To sum up: Mike and Mary Ann took a $40,000 loss on a house they didn’t even need to sell.

In essence, they were betting that the housing market, against all historical evidence, would not recover enough to compensate them for staying put. Most people would question the rationality of this type of behavior. Yet many of these same people do the same thing when it comes to investments.

Specifically, over the past year and a half, they have sold investments — even quality investments — that still met their needs for growth, income or a combination of both. And when they’ve sold these investments, they’ve taken losses — sometimes, big losses.

Just like Mike and Mary Ann, they thought they must sell now to avoid bigger setbacks later.

Don’t make that mistake. If you weren’t planning on selling your investments before the market decline, why sell them now, when you’ll just be locking in a loss?

Many successful investors hold the same investments for 20, 30 or 40 years — in fact, sometimes they pass these investments on to their children, who also hold them for decades.

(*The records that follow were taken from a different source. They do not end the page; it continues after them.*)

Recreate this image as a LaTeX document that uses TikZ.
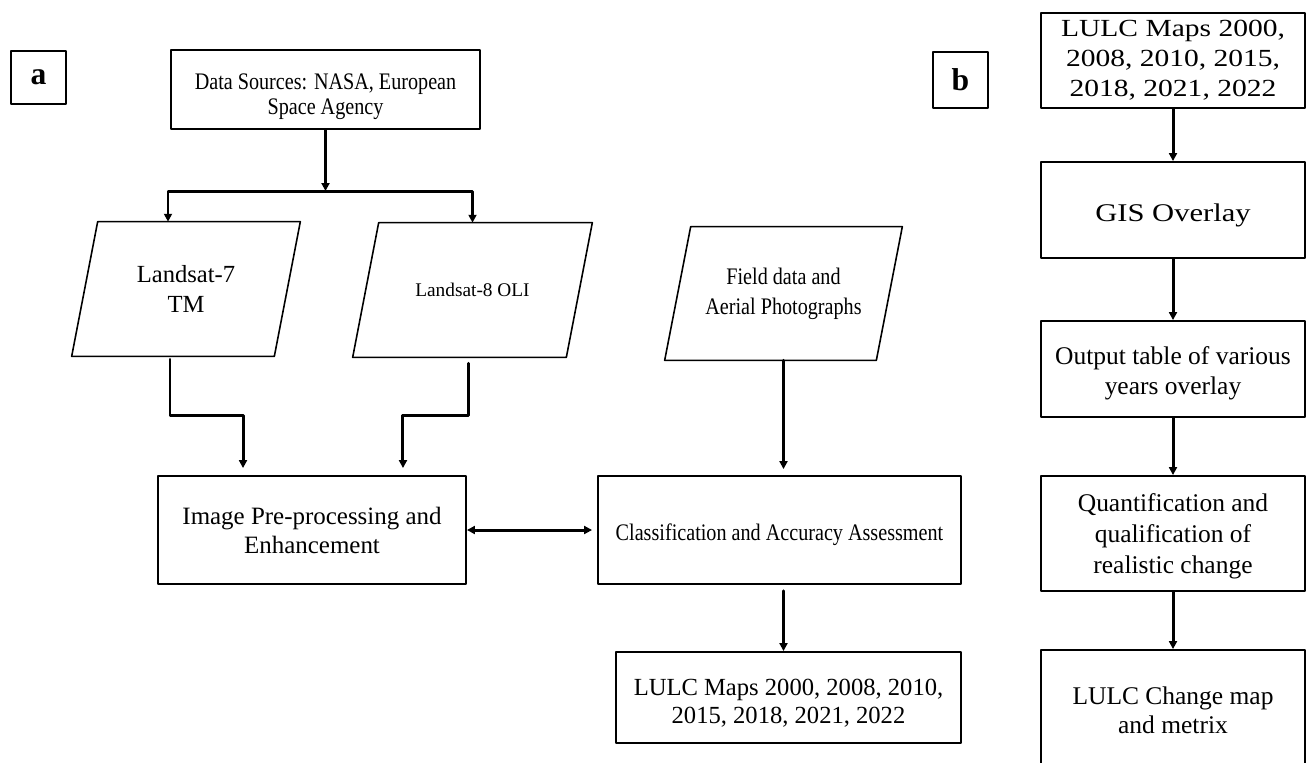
\documentclass[tikz,border=0pt]{standalone}
\usepackage{fontspec}
\usepackage{tikz}
\setmainfont{Liberation Serif}
\newfontfamily\narrowserif[FakeStretch=0.85]{Liberation Serif}
\newfontfamily\wideserif[FakeStretch=1.2]{Liberation Serif}
\usetikzlibrary{calc}
\usetikzlibrary{arrows.meta}
\tikzstyle{procbox}=[draw,line width=1.1pt,align=center,inner sep=0pt,font=\fontsize{14.5}{17.5}\selectfont]
\tikzstyle{inbox}=[align=center,inner sep=0pt,font=\fontsize{14}{17}\selectfont]
\tikzstyle{tag}=[draw,line width=1.2pt,inner sep=0pt,font=\bfseries\fontsize{18}{20}\selectfont]
\tikzstyle{conn}=[line width=1.7pt]

\begin{document}
\begin{tikzpicture}[line cap=round,line join=round,>={Triangle[length=4.5pt,width=4.5pt]},x=0.02cm,y=-0.02cm]
            \useasboundingbox (0,0) rectangle (1308,762);
            \clip (0,0) rectangle (1308,762);
            % panel a
            \node[tag,minimum width=1.10cm,minimum height=1.06cm] (taga) at (38.5,77.5) {a};
            \node[procbox,minimum width=6.18cm,minimum height=1.58cm,text height=31.6pt,font=\narrowserif\fontsize{13.5}{14.5}\selectfont] (src) at (325.5,89.5) {Data Sources: NASA, European\\Space Agency};
            \node[inbox,minimum width=4.56cm,minimum height=2.68cm] (l7) at (186,289) {Landsat-7\\TM};
            \node[inbox,minimum width=4.78cm,minimum height=2.68cm,font=\fontsize{11}{13}\selectfont] (l8) at (472.5,290) {Landsat-8 OLI};
            \node[inbox,minimum width=4.74cm,minimum height=2.66cm,font=\narrowserif\fontsize{13.5}{17}\selectfont] (fd) at (783.5,293.5) {Field data and\\Aerial Photographs};
            \foreach \n in {l7,l8,fd}
              \draw[line width=0.9pt] ([xshift=0.52cm]\n.north west) -- (\n.north east) -- ([xshift=-0.52cm]\n.south east) -- (\n.south west) -- cycle;
            \node[procbox,minimum width=6.16cm,minimum height=2.16cm,font=\fontsize{14.2}{16.5}\selectfont] (ip) at (312,530) {Image Pre-processing and\\Enhancement};
            \node[procbox,minimum width=7.26cm,minimum height=2.16cm,text height=14.8pt,font=\narrowserif\fontsize{13.5}{16}\selectfont] (ca) at (779.5,530) {Classification and Accuracy Assessment};
            \node[procbox,minimum width=6.90cm,minimum height=1.82cm,text height=32.1pt,font=\fontsize{14}{16}\selectfont] (lm) at (788.5,697.5) {LULC Maps 2000, 2008, 2010,\\2015, 2018, 2021, 2022};
            \coordinate (split) at (321,191);
            \draw[conn,->] (src.south) -- (src.south |- split);
            \draw[conn,->] (split) -| ([xshift=-0.36cm]l7.north);
            \draw[conn,->] (split) -| (l8.north);
            \draw[conn,->,shorten <=0.06cm,shorten >=0.14cm] ([xshift=-0.32cm]l7.south) -- ++(0,59) -| ([xshift=-1.38cm]ip.north);
            \draw[conn,->,shorten <=0.12cm,shorten >=0.14cm] ([xshift=-0.09cm]l8.south) -- ++(0,58) -| ([xshift=1.82cm]ip.north);
            \draw[conn,->,shorten >=0.12cm] (fd.south) -- (fd.south |- ca.north);
            \draw[conn,->,shorten <=0.12cm] (fd.south |- ca.south) -- (fd.south |- lm.north);
            \draw[conn,<->,shorten >=0.1cm] (ip.east) -- (ca.west);
            % panel b
            \node[tag,minimum width=1.10cm,minimum height=1.12cm] (tagb) at (960.5,80) {b};
            \node[procbox,minimum width=5.28cm,minimum height=1.90cm,font=\wideserif\fontsize{14}{17}\selectfont] (r1) at (1173,60.5) {LULC Maps 2000,\\2008, 2010, 2015,\\2018, 2021, 2022};
            \node[procbox,minimum width=5.28cm,minimum height=1.92cm,text height=16.7pt,font=\wideserif\fontsize{14.5}{17.5}\selectfont] (r2) at (1173,210) {GIS Overlay};
            \node[procbox,minimum width=5.28cm,minimum height=1.92cm,text height=32.7pt] (r3) at (1173,369) {Output table of various\\years overlay};
            \node[procbox,minimum width=5.28cm,minimum height=2.30cm,text height=48.5pt] (r4) at (1173,533.5) {Quantification and\\qualification of\\realistic change};
            \node[procbox,minimum width=5.28cm,minimum height=2.40cm,font=\fontsize{14.5}{16.5}\selectfont] (r5) at (1173,710) {LULC Change map\\and metrix};
            \foreach \a/\b in {r1/r2,r2/r3,r3/r4,r4/r5}
              \draw[conn,->] (\a.south) -- (\b.north);
\end{tikzpicture}
\end{document}
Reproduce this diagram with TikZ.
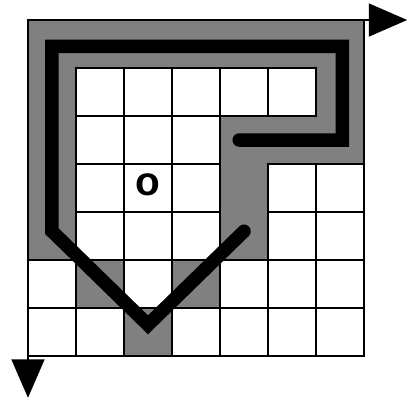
\documentclass[tikz,border=0pt]{standalone}
\usepackage{fontspec}
\usepackage{tikz}
\usepackage{xcolor}
\usetikzlibrary{arrows.meta}
\newfontfamily\labelfont{Liberation Sans}

\begin{document}
\begin{tikzpicture}[
    shaded/.style={fill=black!50},
    cellbox/.style={draw, line width=1.5pt},
    route/.style={line width=8pt, line join=miter, line cap=round},
    axis/.style={line width=1.6pt, -{Triangle[length=0.8cm, width=0.68cm]}}
  ]
  \useasboundingbox (-0.583,-0.917) rectangle (7.958,7.417);
  \coordinate (corner) at (0,7);
  \coordinate (xend) at (7.9,7);
  \coordinate (yend) at (0,-0.87);
  \foreach \c/\r in {0/0,1/0,2/0,3/0,4/0,5/0,6/0,0/1,6/1,0/2,4/2,5/2,6/2,
      0/3,4/3,0/4,4/4,1/5,3/5,2/6}
    \fill[shaded] (\c,6-\r) rectangle ++(1,1);
  \foreach \c/\r in {1/1,2/1,3/1,4/1,5/1,1/2,2/2,3/2,1/3,2/3,3/3,5/3,6/3,
      1/4,2/4,3/4,5/4,6/4,0/5,2/5,4/5,5/5,6/5,0/6,1/6,3/6,4/6,5/6,6/6}
    \draw[cellbox] (\c,6-\r) rectangle ++(1,1);
  \draw[line width=1.5pt] (0,0) rectangle (7,7);
  \node[font=\fontsize{24}{24}\selectfont\labelfont\bfseries] (mark) at (2.5,3.56) {o};
  \draw[route] (4.4,4.5) -- (6.55,4.5) -- (6.55,6.45) -- (0.5,6.45)
    -- (0.5,2.6) -- (2.5,0.65) -- (4.5,2.6);
  \draw[axis] (corner) -- (xend);
  \draw[axis] (corner) -- (yend);
\end{tikzpicture}
\end{document}
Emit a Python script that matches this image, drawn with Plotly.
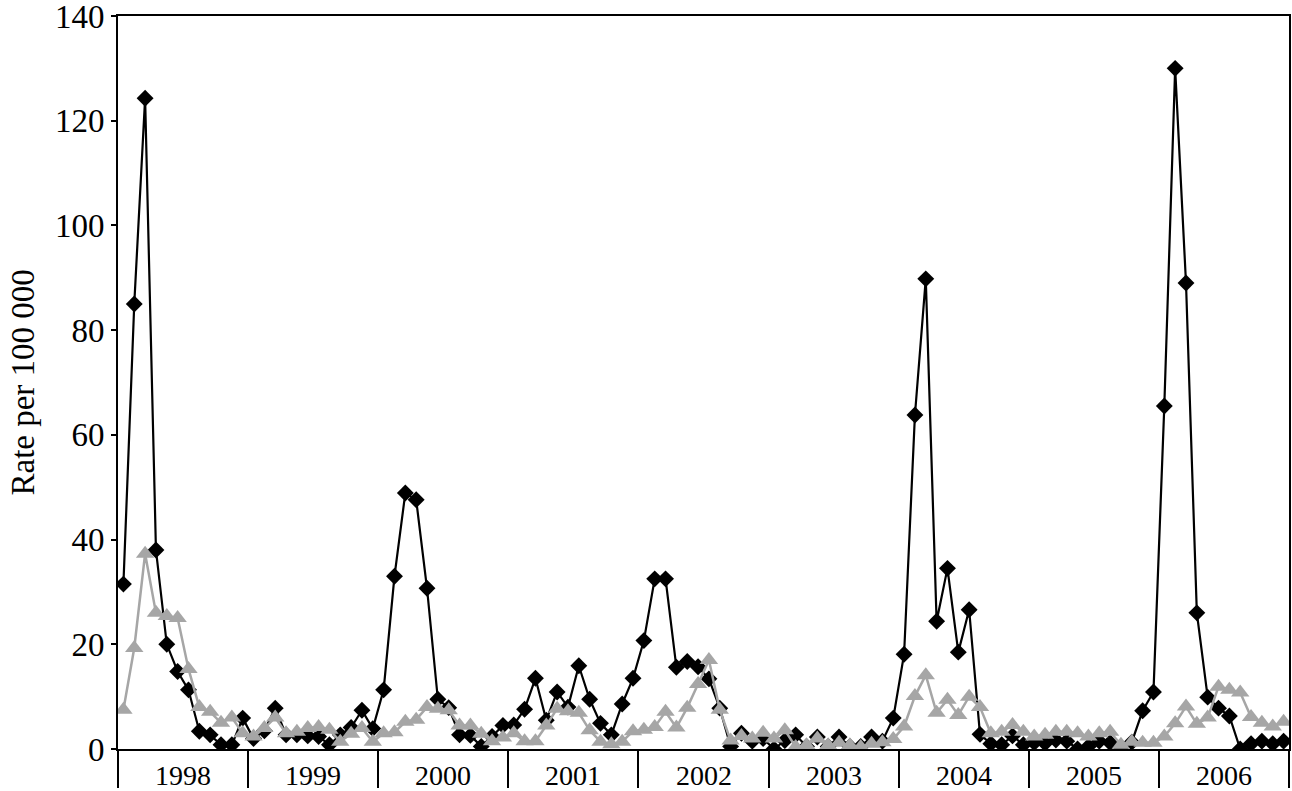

Are you so sure that your investments, which may indeed have declined 40 percent or more over the past couple of years, won’t recover those losses and climb to new heights in the years ahead?

You may someday need to sell, but do so for the right reasons — a change in your goals, a need to rebalance your portfolio or a fundamental change in the companies in which you’ve invested.

In the meantime, not only should you hold on to the investments that still meet your needs, but you should also consider adding new investments while the price is so low.

The more shares you own, the better your financial position will be when the market turns around. This type of behavior takes patience, discipline and faith in our markets.

But over the past century, the investors who have demonstrated these traits have been well rewarded — and there’s no reason you can’t attain the same results.